Zu Hauso wollte Michel wie immer Shaun das Schaf gucken und Pippi was essen, also machte ich beides bereit. Ich korrigierte den vermackelten Zeigefingernagellack mittels Lack und einem Zahnstocher. Dann las ich ein bisschen in der mit Essen/Fernsehen erkauften Ruhe den Feedreader leer und freute mich über alles irgendwie. Ich war ganz selig am Ende. Vor allem freute ich mich dass es Frau Novemberregen besser geht und sie wieder öfter bloggt. Am liebsten hätte ich sie und meine anderen Feedreaderinhalte durchs Telefon umarmt. Komische Adventsanwandlungen sind das. 

Zeitgleich mit Herrn Rabes Heimkehr fing ich an, die Pizza zu belegen, die es eigentlich gestern geben sollte, aber dann aus Gründen doch nicht gab. Dann halt heute. Die war auch sehr lecker, auch wenn es etwas Übung bedarf, den Teig nicht auszurollen (geht eh nicht bei dem, der ist zu weich) sondern in Form zu ziehen/fließen zu lassen. Zwei der Pizzen waren dann auch für meinen Geschmack zu dick und zu klein. Mehr Üben. Schlimm. 
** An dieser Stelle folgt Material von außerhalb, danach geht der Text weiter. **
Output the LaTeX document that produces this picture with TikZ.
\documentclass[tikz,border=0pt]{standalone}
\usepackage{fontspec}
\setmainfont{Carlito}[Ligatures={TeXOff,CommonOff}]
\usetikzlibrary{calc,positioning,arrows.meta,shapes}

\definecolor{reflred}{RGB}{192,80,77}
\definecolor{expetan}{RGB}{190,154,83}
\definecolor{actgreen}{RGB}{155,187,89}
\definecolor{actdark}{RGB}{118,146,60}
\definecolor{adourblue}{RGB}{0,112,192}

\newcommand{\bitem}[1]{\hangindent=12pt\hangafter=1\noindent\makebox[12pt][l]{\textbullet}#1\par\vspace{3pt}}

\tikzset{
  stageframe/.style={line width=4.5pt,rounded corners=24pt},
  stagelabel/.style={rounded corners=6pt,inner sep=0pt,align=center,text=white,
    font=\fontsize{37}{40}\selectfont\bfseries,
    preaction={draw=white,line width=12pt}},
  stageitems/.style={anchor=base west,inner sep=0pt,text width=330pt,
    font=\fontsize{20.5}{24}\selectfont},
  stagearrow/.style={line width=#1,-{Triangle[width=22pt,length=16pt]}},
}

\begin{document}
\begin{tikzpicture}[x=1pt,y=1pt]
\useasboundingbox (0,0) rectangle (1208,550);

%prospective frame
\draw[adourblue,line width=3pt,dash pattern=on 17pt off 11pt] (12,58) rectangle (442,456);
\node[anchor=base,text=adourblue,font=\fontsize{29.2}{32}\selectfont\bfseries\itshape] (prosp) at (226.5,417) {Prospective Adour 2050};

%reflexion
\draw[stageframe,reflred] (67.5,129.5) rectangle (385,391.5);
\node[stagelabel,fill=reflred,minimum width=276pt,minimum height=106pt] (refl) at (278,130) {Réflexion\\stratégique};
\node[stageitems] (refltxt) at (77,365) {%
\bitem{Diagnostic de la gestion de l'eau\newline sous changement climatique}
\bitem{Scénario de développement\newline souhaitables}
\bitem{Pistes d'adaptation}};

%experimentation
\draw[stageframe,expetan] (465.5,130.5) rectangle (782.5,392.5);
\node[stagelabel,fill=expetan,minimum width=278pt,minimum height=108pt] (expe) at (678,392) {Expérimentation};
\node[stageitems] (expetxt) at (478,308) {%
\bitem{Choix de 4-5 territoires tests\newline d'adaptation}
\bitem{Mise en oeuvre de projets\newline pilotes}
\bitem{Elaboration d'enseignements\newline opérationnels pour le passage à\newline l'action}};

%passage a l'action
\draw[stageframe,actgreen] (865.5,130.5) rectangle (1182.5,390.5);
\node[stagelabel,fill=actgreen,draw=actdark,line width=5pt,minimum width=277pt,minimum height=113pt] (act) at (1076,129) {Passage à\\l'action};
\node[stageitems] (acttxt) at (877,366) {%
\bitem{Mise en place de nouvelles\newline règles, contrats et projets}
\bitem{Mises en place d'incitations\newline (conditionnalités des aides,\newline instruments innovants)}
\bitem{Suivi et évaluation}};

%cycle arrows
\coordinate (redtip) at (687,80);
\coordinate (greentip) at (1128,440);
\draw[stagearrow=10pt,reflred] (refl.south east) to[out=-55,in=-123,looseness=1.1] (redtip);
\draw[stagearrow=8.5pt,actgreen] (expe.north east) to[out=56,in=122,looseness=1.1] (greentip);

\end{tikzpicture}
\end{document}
Nach dem Essen war Pippi gelinde gesagt ungehalten. Sie hatte auch schon wieder die ganze Zeit die Finger im Mund. Und sabberte wie verrückt. Der vierte Backenzahn ist ja auch schon seit bestimmt drei Tagen durch, da kann man schon mal wieder zahnen. (Hier mütterliches Haareraufen vorstellen.) Ich wickelte die protestierende Pippi, zog ihr ihren Schlafi an und putzte ihr zwei der zehn Zähne, danach brüllte sie so, dass ich’s einfach dabei beließ. Besser als nix. Dann steckte ich sie in die Trage und verzog mich mit ihr ins dunkle Schlafzimmer, wo sie nach zwei Minuten Gemecker einschlief. Dann holte ich Glitzerzeig, Überlack und Trockentropfen und verzog mich mit dem Kram und dem schlafenden Kind umgewickelt wieder vor den Fernseher. Ich schaffte nochmal dreißig Minuten Gilmore Girls (meine Güte sind die neuen Folgen langweilig!) bevor Pippi zu brüllen anfing. Aber immerhin sind die Fingernägel jetzt fertig lackiert. 

Bling, Bling! 😍

Seither liege ich mit Pippi im Bett und schreibe den Tag auf. Könnte schlimmer sein. Gleich Stricke ich noch ein bisschen bei der letzten halben Stunde Gilmore Girls „Spring“ und dann geht’s früh ins Bett. 

*6 96er Platten, 23 75cm^2 Flaschen, 8 175 cm^2 Flaschen. Tendenz leider immer noch steigend. Aber nicht mehr lange, juchuh!